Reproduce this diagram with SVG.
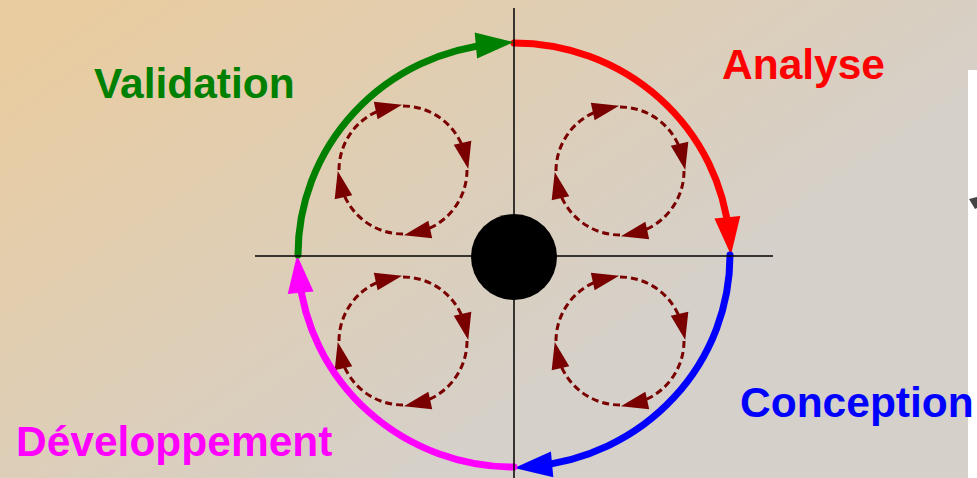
<svg xmlns="http://www.w3.org/2000/svg" width="977" height="478" viewBox="0 0 977 478">
  <defs>
    <linearGradient id="bg" gradientUnits="userSpaceOnUse" x1="100" y1="0" x2="420" y2="478">
      <stop offset="0" stop-color="#e9cca0"/>
      <stop offset="1" stop-color="#d5d0c9"/>
    </linearGradient>
    <marker id="mGreen" markerUnits="userSpaceOnUse" markerWidth="40" markerHeight="28" refX="18" refY="13" orient="auto" overflow="visible">
      <path d="M0,0 L38,13 L0,26 z" fill="#008000"/>
    </marker>
    <marker id="mRed" markerUnits="userSpaceOnUse" markerWidth="40" markerHeight="28" refX="18" refY="13" orient="auto" overflow="visible">
      <path d="M0,0 L38,13 L0,26 z" fill="#ff0000"/>
    </marker>
    <marker id="mBlue" markerUnits="userSpaceOnUse" markerWidth="40" markerHeight="28" refX="18" refY="13" orient="auto" overflow="visible">
      <path d="M0,0 L38,13 L0,26 z" fill="#0000ff"/>
    </marker>
    <marker id="mMag" markerUnits="userSpaceOnUse" markerWidth="40" markerHeight="28" refX="18" refY="13" orient="auto" overflow="visible">
      <path d="M0,0 L38,13 L0,26 z" fill="#ff00ff"/>
    </marker>
    <marker id="mSmall" markerUnits="userSpaceOnUse" markerWidth="30" markerHeight="20" refX="14" refY="9" orient="auto" overflow="visible">
      <path d="M0,0 L27,9 L0,18 z" fill="#7a0000"/>
    </marker>
  </defs>
  <style>
    .big { fill: none; stroke-width: 7; stroke-linecap: round; }
    .cyc path { fill: none; stroke: #7a0000; stroke-width: 3; stroke-dasharray: 7 4; marker-end: url(#mSmall); }
    .lbl { font-family: "Liberation Sans", Arial, sans-serif; font-weight: bold; font-size: 42.5px; }
    .axis { stroke: #000; stroke-width: 1.5; }
  </style>

  <rect x="0" y="0" width="977" height="478" fill="url(#bg)"/>
  <rect x="968" y="70" width="9" height="408" fill="#ffffff"/>
  <polygon points="969,199 977,197 977,208 975,209" fill="#444"/>

  <g id="cycles">
    <g id="cycle-tl" class="cyc" transform="translate(403,170)">
      <path d="M-64,0 A64,64 0 0 1 -13.6,-62.5"/>
      <path d="M0,-64 A64,64 0 0 1 62.5,-13.6"/>
      <path d="M64,0 A64,64 0 0 1 13.6,62.5"/>
      <path d="M0,64 A64,64 0 0 1 -62.5,13.6"/>
    </g>
    <g id="cycle-tr" class="cyc" transform="translate(620,171)">
      <path d="M-64,0 A64,64 0 0 1 -13.6,-62.5"/>
      <path d="M0,-64 A64,64 0 0 1 62.5,-13.6"/>
      <path d="M64,0 A64,64 0 0 1 13.6,62.5"/>
      <path d="M0,64 A64,64 0 0 1 -62.5,13.6"/>
    </g>
    <g id="cycle-bl" class="cyc" transform="translate(403,341)">
      <path d="M-64,0 A64,64 0 0 1 -13.6,-62.5"/>
      <path d="M0,-64 A64,64 0 0 1 62.5,-13.6"/>
      <path d="M64,0 A64,64 0 0 1 13.6,62.5"/>
      <path d="M0,64 A64,64 0 0 1 -62.5,13.6"/>
    </g>
    <g id="cycle-br" class="cyc" transform="translate(620,341)">
      <path d="M-64,0 A64,64 0 0 1 -13.6,-62.5"/>
      <path d="M0,-64 A64,64 0 0 1 62.5,-13.6"/>
      <path d="M64,0 A64,64 0 0 1 13.6,62.5"/>
      <path d="M0,64 A64,64 0 0 1 -62.5,13.6"/>
    </g>
  </g>

  <g id="connectors">
    <path id="arc-analyse" class="big" stroke="#ff0000" marker-end="url(#mRed)" d="M514,43 A216,212 0 0 1 729.06,235.2"/>
    <path id="arc-conception" class="big" stroke="#0000ff" marker-end="url(#mBlue)" d="M730,255 A216,212 0 0 1 534.2,466.07"/>
    <path id="arc-developpement" class="big" stroke="#ff00ff" marker-end="url(#mMag)" d="M514,467 A216,212 0 0 1 298.94,274.8"/>
    <path id="arc-validation" class="big" stroke="#008000" marker-end="url(#mGreen)" d="M298,255 A216,212 0 0 1 493.8,43.9"/>
  </g>

  <g id="axes">
    <line class="axis" x1="514" y1="8" x2="514" y2="478"/>
    <line class="axis" x1="255" y1="256" x2="773" y2="256"/>
  </g>

  <g id="center">
    <circle cx="514" cy="257" r="43" fill="#000"/>
  </g>

  <g id="label-validation"><text class="lbl" x="94" y="98" fill="#008000">Validation</text></g>
  <g id="label-analyse"><text class="lbl" x="722" y="79" fill="#ff0000">Analyse</text></g>
  <g id="label-conception"><text class="lbl" x="740" y="417" fill="#0000ff">Conception</text></g>
  <g id="label-developpement"><text class="lbl" x="16" y="456" fill="#ff00ff">Développement</text></g>
</svg>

Prompt:
Pictures are to be left out; repeat all the remaining data exactly.

Task solution:
Reproduce this diagram with SVG.
<svg xmlns="http://www.w3.org/2000/svg" width="977" height="478" viewBox="0 0 977 478">
  <defs>
    <linearGradient id="bg" gradientUnits="userSpaceOnUse" x1="100" y1="0" x2="420" y2="478">
      <stop offset="0" stop-color="#e9cca0"/>
      <stop offset="1" stop-color="#d5d0c9"/>
    </linearGradient>
    <marker id="mGreen" markerUnits="userSpaceOnUse" markerWidth="40" markerHeight="28" refX="18" refY="13" orient="auto" overflow="visible">
      <path d="M0,0 L38,13 L0,26 z" fill="#008000"/>
    </marker>
    <marker id="mRed" markerUnits="userSpaceOnUse" markerWidth="40" markerHeight="28" refX="18" refY="13" orient="auto" overflow="visible">
      <path d="M0,0 L38,13 L0,26 z" fill="#ff0000"/>
    </marker>
    <marker id="mBlue" markerUnits="userSpaceOnUse" markerWidth="40" markerHeight="28" refX="18" refY="13" orient="auto" overflow="visible">
      <path d="M0,0 L38,13 L0,26 z" fill="#0000ff"/>
    </marker>
    <marker id="mMag" markerUnits="userSpaceOnUse" markerWidth="40" markerHeight="28" refX="18" refY="13" orient="auto" overflow="visible">
      <path d="M0,0 L38,13 L0,26 z" fill="#ff00ff"/>
    </marker>
    <marker id="mSmall" markerUnits="userSpaceOnUse" markerWidth="30" markerHeight="20" refX="14" refY="9" orient="auto" overflow="visible">
      <path d="M0,0 L27,9 L0,18 z" fill="#7a0000"/>
    </marker>
  </defs>
  <style>
    .big { fill: none; stroke-width: 7; stroke-linecap: round; }
    .cyc path { fill: none; stroke: #7a0000; stroke-width: 3; stroke-dasharray: 7 4; marker-end: url(#mSmall); }
    .lbl { font-family: "Liberation Sans", Arial, sans-serif; font-weight: bold; font-size: 42.5px; }
    .axis { stroke: #000; stroke-width: 1.5; }
  </style>

  <rect x="0" y="0" width="977" height="478" fill="url(#bg)"/>
  <rect x="968" y="70" width="9" height="408" fill="#ffffff"/>
  <polygon points="969,199 977,197 977,208 975,209" fill="#444"/>

  <g id="cycles">
    <g id="cycle-tl" class="cyc" transform="translate(403,170)">
      <path d="M-64,0 A64,64 0 0 1 -13.6,-62.5"/>
      <path d="M0,-64 A64,64 0 0 1 62.5,-13.6"/>
      <path d="M64,0 A64,64 0 0 1 13.6,62.5"/>
      <path d="M0,64 A64,64 0 0 1 -62.5,13.6"/>
    </g>
    <g id="cycle-tr" class="cyc" transform="translate(620,171)">
      <path d="M-64,0 A64,64 0 0 1 -13.6,-62.5"/>
      <path d="M0,-64 A64,64 0 0 1 62.5,-13.6"/>
      <path d="M64,0 A64,64 0 0 1 13.6,62.5"/>
      <path d="M0,64 A64,64 0 0 1 -62.5,13.6"/>
    </g>
    <g id="cycle-bl" class="cyc" transform="translate(403,341)">
      <path d="M-64,0 A64,64 0 0 1 -13.6,-62.5"/>
      <path d="M0,-64 A64,64 0 0 1 62.5,-13.6"/>
      <path d="M64,0 A64,64 0 0 1 13.6,62.5"/>
      <path d="M0,64 A64,64 0 0 1 -62.5,13.6"/>
    </g>
    <g id="cycle-br" class="cyc" transform="translate(620,341)">
      <path d="M-64,0 A64,64 0 0 1 -13.6,-62.5"/>
      <path d="M0,-64 A64,64 0 0 1 62.5,-13.6"/>
      <path d="M64,0 A64,64 0 0 1 13.6,62.5"/>
      <path d="M0,64 A64,64 0 0 1 -62.5,13.6"/>
    </g>
  </g>

  <g id="connectors">
    <path id="arc-analyse" class="big" stroke="#ff0000" marker-end="url(#mRed)" d="M514,43 A216,212 0 0 1 729.06,235.2"/>
    <path id="arc-conception" class="big" stroke="#0000ff" marker-end="url(#mBlue)" d="M730,255 A216,212 0 0 1 534.2,466.07"/>
    <path id="arc-developpement" class="big" stroke="#ff00ff" marker-end="url(#mMag)" d="M514,467 A216,212 0 0 1 298.94,274.8"/>
    <path id="arc-validation" class="big" stroke="#008000" marker-end="url(#mGreen)" d="M298,255 A216,212 0 0 1 493.8,43.9"/>
  </g>

  <g id="axes">
    <line class="axis" x1="514" y1="8" x2="514" y2="478"/>
    <line class="axis" x1="255" y1="256" x2="773" y2="256"/>
  </g>

  <g id="center">
    <circle cx="514" cy="257" r="43" fill="#000"/>
  </g>

  <g id="label-validation"><text class="lbl" x="94" y="98" fill="#008000">Validation</text></g>
  <g id="label-analyse"><text class="lbl" x="722" y="79" fill="#ff0000">Analyse</text></g>
  <g id="label-conception"><text class="lbl" x="740" y="417" fill="#0000ff">Conception</text></g>
  <g id="label-developpement"><text class="lbl" x="16" y="456" fill="#ff00ff">Développement</text></g>
</svg>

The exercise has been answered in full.